● Required work
Transcribe the listing that follows in full, omitting pictures.

● Information shown
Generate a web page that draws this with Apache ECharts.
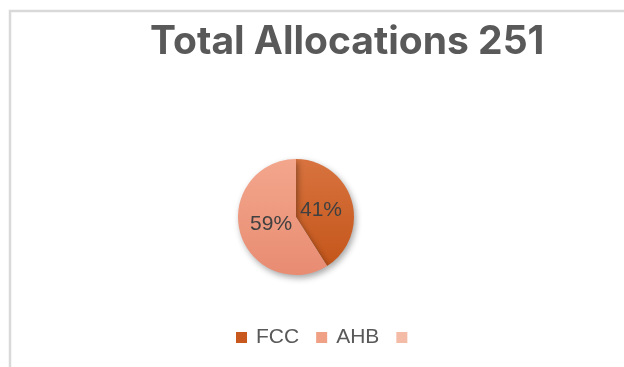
<!DOCTYPE html>
<html>
<head>
<meta charset="utf-8">
<script src="https://cdn.jsdelivr.net/npm/echarts@6/dist/echarts.min.js"></script>
<style>
  html, body { margin: 0; padding: 0; background: #ffffff; }
  #chart { width: 624px; height: 367px; }
</style>
</head>
<body>
<div id="chart"></div>
<script>
// Allocation split
const categories = ['FCC', 'AHB', ' '];
const shares = [41, 59, 0];
const titleText = 'Total Allocations 251';

// Slice fills: top and bottom stops of each slice's shading
const sliceTop = ['#D8733F', '#F3A68C', '#F8C9B3'];
const sliceBottom = ['#C4561A', '#E88C72', '#F2B59E'];
const legendFill = ['#C8581E', '#F0A084', '#F4BBA6'];

function grad(i) {
  return new echarts.graphic.LinearGradient(0, 0, 0, 1, [
    { offset: 0, color: sliceTop[i] },
    { offset: 1, color: sliceBottom[i] }
  ]);
}

const pieData = categories.map((name, i) => ({
  name: name,
  value: shares[i],
  itemStyle: { color: grad(i) }
}));

const labelData = categories.map((name, i) => ({
  name: name,
  value: shares[i],
  label: { show: shares[i] > 0 }
}));

const chart = echarts.init(document.getElementById('chart'), null, { renderer: 'canvas' });

chart.setOption({
  backgroundColor: '#ffffff',
  animation: false,
  graphic: [
    {
      type: 'polyline',
      shape: { points: [[10, 367], [10, 11], [624, 11]] },
      style: { stroke: '#d9d9d9', lineWidth: 2.5, fill: null },
      silent: true
    }
  ],
  title: {
    text: titleText,
    left: 145,
    top: 18,
    textStyle: {
      fontFamily: 'Inter',
      fontWeight: 'bold',
      fontSize: 39,
      color: '#595959'
    }
  },
  legend: {
    data: categories.map((name, i) => ({
      name: name,
      itemStyle: { color: legendFill[i] }
    })),
    left: 231,
    top: 322,
    icon: 'rect',
    itemWidth: 11,
    itemHeight: 11,
    itemGap: 17,
    selectedMode: false,
    textStyle: {
      fontFamily: 'Liberation Sans',
      fontSize: 21,
      color: '#595959',
      padding: [0, 0, 0, 4]
    }
  },
  series: [
    {
      type: 'pie',
      center: [296, 217],
      radius: [0, 58],
      startAngle: 90,
      clockwise: true,
      data: pieData,
      itemStyle: {
        shadowBlur: 6,
        shadowColor: 'rgba(0,0,0,0.35)',
        shadowOffsetX: 2,
        shadowOffsetY: 3
      },
      label: { show: false },
      labelLine: { show: false },
      emphasis: { disabled: true },
      silent: true
    },
    {
      // transparent disc that only carries the percentage labels
      type: 'pie',
      center: [296, 217],
      radius: [0, 46],
      startAngle: 90,
      clockwise: true,
      data: labelData,
      itemStyle: { color: 'rgba(0,0,0,0)' },
      label: {
        position: 'inner',
        formatter: '{c}%',
        fontFamily: 'Liberation Sans',
        fontSize: 21,
        color: '#404040'
      },
      labelLine: { show: false },
      emphasis: { disabled: true },
      silent: true
    }
  ]
});
</script>
</body>
</html>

● Output below
Generate a web page that draws this with Apache ECharts.
<!DOCTYPE html>
<html>
<head>
<meta charset="utf-8">
<script src="https://cdn.jsdelivr.net/npm/echarts@6/dist/echarts.min.js"></script>
<style>
  html, body { margin: 0; padding: 0; background: #ffffff; }
  #chart { width: 624px; height: 367px; }
</style>
</head>
<body>
<div id="chart"></div>
<script>
// Allocation split
const categories = ['FCC', 'AHB', ' '];
const shares = [41, 59, 0];
const titleText = 'Total Allocations 251';

// Slice fills: top and bottom stops of each slice's shading
const sliceTop = ['#D8733F', '#F3A68C', '#F8C9B3'];
const sliceBottom = ['#C4561A', '#E88C72', '#F2B59E'];
const legendFill = ['#C8581E', '#F0A084', '#F4BBA6'];

function grad(i) {
  return new echarts.graphic.LinearGradient(0, 0, 0, 1, [
    { offset: 0, color: sliceTop[i] },
    { offset: 1, color: sliceBottom[i] }
  ]);
}

const pieData = categories.map((name, i) => ({
  name: name,
  value: shares[i],
  itemStyle: { color: grad(i) }
}));

const labelData = categories.map((name, i) => ({
  name: name,
  value: shares[i],
  label: { show: shares[i] > 0 }
}));

const chart = echarts.init(document.getElementById('chart'), null, { renderer: 'canvas' });

chart.setOption({
  backgroundColor: '#ffffff',
  animation: false,
  graphic: [
    {
      type: 'polyline',
      shape: { points: [[10, 367], [10, 11], [624, 11]] },
      style: { stroke: '#d9d9d9', lineWidth: 2.5, fill: null },
      silent: true
    }
  ],
  title: {
    text: titleText,
    left: 145,
    top: 18,
    textStyle: {
      fontFamily: 'Inter',
      fontWeight: 'bold',
      fontSize: 39,
      color: '#595959'
    }
  },
  legend: {
    data: categories.map((name, i) => ({
      name: name,
      itemStyle: { color: legendFill[i] }
    })),
    left: 231,
    top: 322,
    icon: 'rect',
    itemWidth: 11,
    itemHeight: 11,
    itemGap: 17,
    selectedMode: false,
    textStyle: {
      fontFamily: 'Liberation Sans',
      fontSize: 21,
      color: '#595959',
      padding: [0, 0, 0, 4]
    }
  },
  series: [
    {
      type: 'pie',
      center: [296, 217],
      radius: [0, 58],
      startAngle: 90,
      clockwise: true,
      data: pieData,
      itemStyle: {
        shadowBlur: 6,
        shadowColor: 'rgba(0,0,0,0.35)',
        shadowOffsetX: 2,
        shadowOffsetY: 3
      },
      label: { show: false },
      labelLine: { show: false },
      emphasis: { disabled: true },
      silent: true
    },
    {
      // transparent disc that only carries the percentage labels
      type: 'pie',
      center: [296, 217],
      radius: [0, 46],
      startAngle: 90,
      clockwise: true,
      data: labelData,
      itemStyle: { color: 'rgba(0,0,0,0)' },
      label: {
        position: 'inner',
        formatter: '{c}%',
        fontFamily: 'Liberation Sans',
        fontSize: 21,
        color: '#404040'
      },
      labelLine: { show: false },
      emphasis: { disabled: true },
      silent: true
    }
  ]
});
</script>
</body>
</html>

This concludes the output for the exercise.